SUPPLIED RECORDS:
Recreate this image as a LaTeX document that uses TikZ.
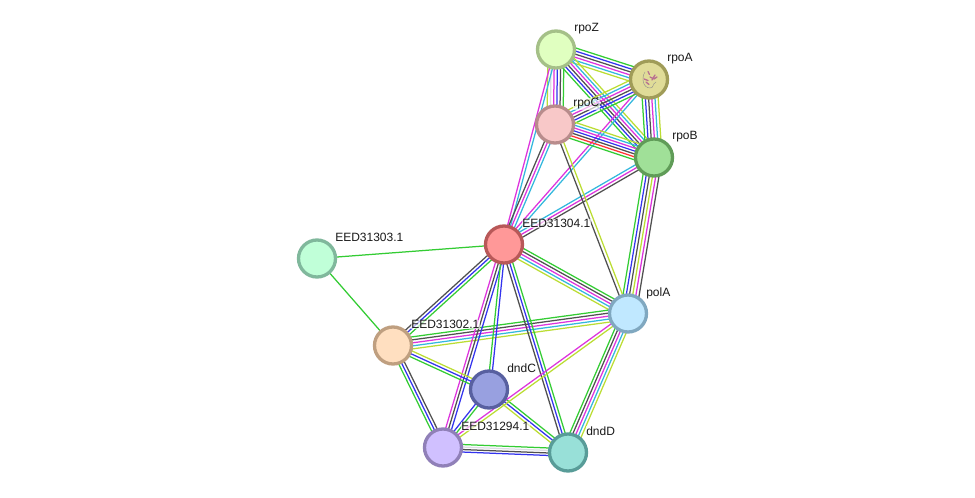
\documentclass[tikz,border=0pt]{standalone}
\usepackage{fontspec}
\setmainfont{Liberation Sans}
\usetikzlibrary{calc,backgrounds}
\definecolor{grn}{HTML}{33CC33}
\definecolor{blu}{HTML}{3333EE}
\definecolor{mag}{HTML}{DD33DD}
\definecolor{cya}{HTML}{33B8DD}
\definecolor{yel}{HTML}{BBDD33}
\definecolor{blk}{HTML}{505050}
\definecolor{rdd}{HTML}{FF3333}
\definecolor{pal}{HTML}{DCDCE4}
% protein fills and their darker rims
\definecolor{HZ}{HTML}{E0FFC0}\definecolor{HZd}{HTML}{A5C088}
\definecolor{HA}{HTML}{E0DC98}\definecolor{HAd}{HTML}{A09C58}
\definecolor{HC}{HTML}{F8C8C8}\definecolor{HCd}{HTML}{B88C8C}
\definecolor{HB}{HTML}{A0E098}\definecolor{HBd}{HTML}{609C58}
\definecolor{HE}{HTML}{FF9898}\definecolor{HEd}{HTML}{B85858}
\definecolor{HT}{HTML}{C0FFD8}\definecolor{HTd}{HTML}{80B89C}
\definecolor{HP}{HTML}{C0E8FF}\definecolor{HPd}{HTML}{80A8C0}
\definecolor{HS}{HTML}{FFDFC0}\definecolor{HSd}{HTML}{BF9F80}
\definecolor{HN}{HTML}{98A0E0}\definecolor{HNd}{HTML}{5860A0}
\definecolor{HU}{HTML}{D0C0FF}\definecolor{HUd}{HTML}{9080B8}
\definecolor{HD}{HTML}{98E0D8}\definecolor{HDd}{HTML}{589C98}
\definecolor{HF}{HTML}{B87090}
\tikzset{
  protein/.style={circle,draw,line width=3.3pt,minimum size=37pt,inner sep=0pt},
  link/.style={line width=1.25pt},
  tag/.style={anchor=west,font=\fontsize{12}{14}\selectfont,text=black!90,
    fill=white,fill opacity=.65,text opacity=1,inner sep=.6pt},
}
% A bundle of parallel evidence lines between two proteins; the first colour
% lies on the left-hand side when travelling from the first to the second.
\newcommand{\linkbundle}[4][3]{%
  \gdef\edgeCount{0}%
  \foreach \c in {#4} {\pgfmathtruncatemacro\edgeTmp{\edgeCount+1}\global\let\edgeCount\edgeTmp}%
  \foreach \c [count=\i] in {#4} {%
    \pgfmathsetmacro\off{(\edgeCount+1-2*\i)/2*#1}%
    \draw[link,\c] ($(#2)!\off pt!90:(#3)$) -- ($(#3)!\off pt!-90:(#2)$);
  }%
}
\begin{document}
\begin{tikzpicture}[x=1pt,y=-1pt]
\useasboundingbox (0,0) rectangle (975,498);
% proteins
\node[protein,fill=HZ,draw=HZd] (rpoZ) at (556,49.5) {};
\node[protein,fill=HA,draw=HAd] (rpoA) at (649,79.5) {};
\node[protein,fill=HC,draw=HCd] (rpoC) at (555,124.5) {};
\node[protein,fill=HB,draw=HBd] (rpoB) at (654,157.5) {};
\node[protein,fill=HE,draw=HEd] (e304) at (504,244.5) {};
\node[protein,fill=HT,draw=HTd] (e303) at (317,258.5) {};
\node[protein,fill=HP,draw=HPd] (polA) at (628,313.5) {};
\node[protein,fill=HS,draw=HSd] (e302) at (393,345.5) {};
\node[protein,fill=HN,draw=HNd] (dndC) at (489,389.5) {};
\node[protein,fill=HU,draw=HUd] (e294) at (443,447.5) {};
\node[protein,fill=HD,draw=HDd] (dndD) at (568,452.5) {};
% interaction evidence
\begin{pgfonlayer}{background}
\fill[white] (0,0) rectangle (975,498);
\linkbundle{rpoZ}{rpoA}{grn,blu,blk,mag,cya,yel}
\linkbundle{rpoZ}{rpoB}{yel,cya,mag,blk,blu,grn}
\linkbundle[3.2]{rpoZ}{rpoC}{grn,blk,blu,mag,pal,yel}
\linkbundle{rpoZ}{e304}{cya,mag}
\linkbundle{rpoC}{e304}{cya,mag,blk}
\linkbundle{rpoA}{e304}{cya,mag}
\linkbundle{rpoB}{e304}{blk,mag,cya}
\linkbundle{rpoA}{rpoC}{grn,blu,blk,mag,cya,yel}
\linkbundle[2.8]{rpoC}{rpoB}{yel,cya,mag,blu,blk,rdd,grn}
\linkbundle[3.2]{rpoA}{rpoB}{yel,cya,mag,blk,blu,grn}
\linkbundle[3.2]{rpoB}{polA}{blk,mag,yel,blk,blu,grn}
\linkbundle[3.4]{rpoC}{polA}{yel,blk}
\linkbundle{e304}{polA}{grn,blk,mag,cya,yel}
\linkbundle{e302}{polA}{grn,blk,mag,cya,yel}
\linkbundle{e304}{e302}{grn,blu,blk}
\linkbundle{e304}{e294}{blu,blk,mag}
\linkbundle{e304}{dndC}{blu,grn}
\linkbundle{e304}{dndD}{grn,blu,blk}
\linkbundle{e303}{e304}{grn}
\linkbundle{e303}{e302}{grn}
\linkbundle{e302}{dndC}{yel,blu,grn}
\linkbundle{e302}{e294}{blk,blu,grn}
\linkbundle{dndC}{e294}{grn,blu}
\linkbundle{dndC}{dndD}{grn,blu,yel}
\linkbundle[2.5]{e294}{dndD}{grn,pal,blk,blu}
\linkbundle[3]{e294}{polA}{mag,yel}
\linkbundle{polA}{dndD}{yel,cya,mag,blk,grn}
\end{pgfonlayer}
% small structure picture inside rpoA
\draw[black!45,line width=.4pt] (645,72) .. controls (641,78) and (643,88) .. (650,88)
  .. controls (654,88) and (652,84) .. (656,82);
\draw[HF,line width=1.3pt,line cap=round] (648,71.5) -- (649.5,74.5) (644,79) -- (648,80.5)
  (646,82) -- (649,84.5) (652,80) -- (655,75) (654,79) -- (657,77) (650,77) -- (652,78);
% labels
\node[tag] (lZ) at (573.5,29) {rpoZ};
\node[tag] (lA) at (666.5,59) {rpoA};
\node[tag] (lC) at (572.5,104) {rpoC};
\node[tag] (lB) at (671.5,137) {rpoB};
\node[tag] (lE) at (521.5,223.5) {EED31304.1};
\node[tag] (lT) at (334.5,237.5) {EED31303.1};
\node[tag] (lP) at (645.5,293) {polA};
\node[tag] (lS) at (410.5,324.5) {EED31302.1};
\node[tag] (lN) at (506.5,368.5) {dndC};
\node[tag] (lU) at (460.5,426.5) {EED31294.1};
\node[tag] (lD) at (585.5,431.5) {dndD};
\end{tikzpicture}
\end{document}
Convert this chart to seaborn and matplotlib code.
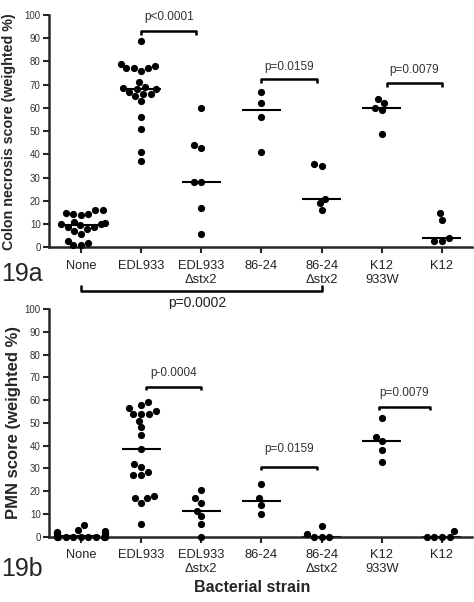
import warnings
import numpy as np
import pandas as pd
import matplotlib
matplotlib.use("Agg")
import matplotlib.pyplot as plt
import seaborn as sns

warnings.filterwarnings("ignore")

# categories
strains = ["None", "EDL933", "EDL933\nΔstx2", "86-24", "86-24\nΔstx2", "K12\n933W", "K12"]

# 19a - colon necrosis score (weighted %)
necrosis_none = [16, 16, 15, 14.5, 14.5, 14, 11, 10.5, 10, 10, 9.5, 9, 9, 8, 7, 6, 3, 2, 1, 1]
necrosis_edl933 = [89, 79, 78, 77, 77, 77, 76, 71, 69, 68.5, 68, 68, 67, 66, 66, 65, 63, 56, 51, 41, 37]
necrosis_edl933_stx2 = [60, 44, 43, 28, 28, 17, 6]
necrosis_8624 = [67, 62, 56, 41]
necrosis_8624_stx2 = [36, 35, 21, 19, 16]
necrosis_k12_933w = [64, 62, 60, 59, 49]
necrosis_k12 = [15, 12, 4, 3, 3]

# 19b - PMN score (weighted %)
pmn_none = [5, 3, 2.5, 2, 2, 1.5, 1, 1, 0.5, 0.5, 0.5, 0, 0, 0, 0, 0, 0, 0, 0, 0]
pmn_edl933 = [59, 58, 56.5, 55, 54, 54, 54, 51, 48, 44.5, 38.5, 32, 30.5, 28.5, 27, 27, 18, 17, 17, 15, 5.5]
pmn_edl933_stx2 = [20.5, 17, 15, 11.5, 9, 5.5, 0]
pmn_8624 = [23, 17, 14, 10]
pmn_8624_stx2 = [4.5, 1, 0, 0, 0]
pmn_k12_933w = [52, 44, 42, 38, 33]
pmn_k12 = [2.5, 0, 0, 0, 0]

# p-value labels per panel
pvals_a = ["p<0.0001", "p=0.0159", "p=0.0079"]
pvals_b = ["p-0.0004", "p=0.0159", "p=0.0079"]
pval_long = "p=0.0002"


def make_df(groups):
    rows = []
    for name, vals in zip(strains, groups):
        for v in vals:
            rows.append((name, v))
    return pd.DataFrame(rows, columns=["strain", "score"])


df_a = make_df([necrosis_none, necrosis_edl933, necrosis_edl933_stx2, necrosis_8624,
                necrosis_8624_stx2, necrosis_k12_933w, necrosis_k12])
df_b = make_df([pmn_none, pmn_edl933, pmn_edl933_stx2, pmn_8624,
                pmn_8624_stx2, pmn_k12_933w, pmn_k12])

sns.set_style("ticks")
plt.rcParams['font.family'] = ['Liberation Sans', 'DejaVu Sans']

fig = plt.figure(figsize=(4.74, 6.02), dpi=100)
ax1 = fig.add_axes([0.1034, 0.5889, 0.8924, 0.3862])
ax2 = fig.add_axes([0.1034, 0.1085, 0.8924, 0.3782])


def bracket(ax, x1, x2, y, ty, label, tick=1.6):
    ax.plot([x1, x1, x2, x2], [y - tick, y, y, y - tick], color="black", lw=1.8,
            clip_on=False, solid_capstyle="butt")
    ax.text((x1 + x2) / 2, ty, label, ha="center", va="center", fontsize=8.5, color="#333333")


def panel(ax, df, ylabel, lsize, lx):
    sns.swarmplot(data=df, x="strain", y="score", order=strains, color="black",
                  size=5.2, ax=ax, clip_on=False, zorder=3)
    sns.boxplot(data=df, x="strain", y="score", order=strains, ax=ax, width=0.65,
                showbox=False, showcaps=False, showfliers=False,
                whiskerprops={"visible": False},
                medianprops={"color": "black", "linewidth": 1.5})
    ax.set_xlim(-0.53, 6.5)
    ax.set_ylim(0, 100)
    ax.set_yticks(range(0, 101, 10))
    sns.despine(ax=ax)
    for s in ["left", "bottom"]:
        ax.spines[s].set_linewidth(1.8)
    ax.tick_params(axis="y", length=4, width=1.5, labelsize=7, labelcolor="#333333", pad=2)
    ax.tick_params(axis="x", length=4, width=1.5, labelsize=9.3, labelcolor="#222222", pad=5)
    ax.set_xlabel("")
    ax.set_ylabel(ylabel, fontsize=lsize, fontweight="bold")
    ax.yaxis.set_label_coords(lx, 0.5)


panel(ax1, df_a, "Colon necrosis score (weighted %)", 10.3, -0.078)
panel(ax2, df_b, "PMN score (weighted %)", 12, -0.066)

bracket(ax1, 1, 1.92, 93, 99.3, pvals_a[0])
bracket(ax1, 3, 3.92, 72.3, 77.8, pvals_a[1])
bracket(ax1, 5.08, 6, 70.7, 76.5, pvals_a[2])

bracket(ax2, 1.08, 2, 65.9, 71.7, pvals_b[0])
bracket(ax2, 3, 3.92, 30.7, 38.4, pvals_b[1])
bracket(ax2, 4.95, 5.8, 57.1, 63.2, pvals_b[2])

# long bracket between panels (None vs 86-24 stx2)
bracket(ax1, 0, 4, -18.9, -23.9, "", tick=-2.8)
ax1.text(1.93, -23.9, pval_long, ha="center", va="center", fontsize=10, color="#222222")

fig.text(0.002, 1 - 281 / 602, "19a", fontsize=18, va="baseline", ha="left")
fig.text(0.002, 1 - 576 / 602, "19b", fontsize=18, va="baseline", ha="left")
fig.text(252 / 474, 1 - 588 / 602, "Bacterial strain", fontsize=11.5, fontweight="bold",
         ha="center", va="center")

fig.savefig("out.png", dpi=100)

WRITTEN INSTRUCTION: Take out nothing but the lines from the one containing "Convert this chart" to the one containing "pmn_k12 = [2.5, 0, 0, 0, 0]", inclusive, retyped exactly. Drop the pictures.

RESPONSE TO THIS TASK:
Convert this chart to seaborn and matplotlib code.
import warnings
import numpy as np
import pandas as pd
import matplotlib
matplotlib.use("Agg")
import matplotlib.pyplot as plt
import seaborn as sns

warnings.filterwarnings("ignore")

# categories
strains = ["None", "EDL933", "EDL933\nΔstx2", "86-24", "86-24\nΔstx2", "K12\n933W", "K12"]

# 19a - colon necrosis score (weighted %)
necrosis_none = [16, 16, 15, 14.5, 14.5, 14, 11, 10.5, 10, 10, 9.5, 9, 9, 8, 7, 6, 3, 2, 1, 1]
necrosis_edl933 = [89, 79, 78, 77, 77, 77, 76, 71, 69, 68.5, 68, 68, 67, 66, 66, 65, 63, 56, 51, 41, 37]
necrosis_edl933_stx2 = [60, 44, 43, 28, 28, 17, 6]
necrosis_8624 = [67, 62, 56, 41]
necrosis_8624_stx2 = [36, 35, 21, 19, 16]
necrosis_k12_933w = [64, 62, 60, 59, 49]
necrosis_k12 = [15, 12, 4, 3, 3]

# 19b - PMN score (weighted %)
pmn_none = [5, 3, 2.5, 2, 2, 1.5, 1, 1, 0.5, 0.5, 0.5, 0, 0, 0, 0, 0, 0, 0, 0, 0]
pmn_edl933 = [59, 58, 56.5, 55, 54, 54, 54, 51, 48, 44.5, 38.5, 32, 30.5, 28.5, 27, 27, 18, 17, 17, 15, 5.5]
pmn_edl933_stx2 = [20.5, 17, 15, 11.5, 9, 5.5, 0]
pmn_8624 = [23, 17, 14, 10]
pmn_8624_stx2 = [4.5, 1, 0, 0, 0]
pmn_k12_933w = [52, 44, 42, 38, 33]
pmn_k12 = [2.5, 0, 0, 0, 0]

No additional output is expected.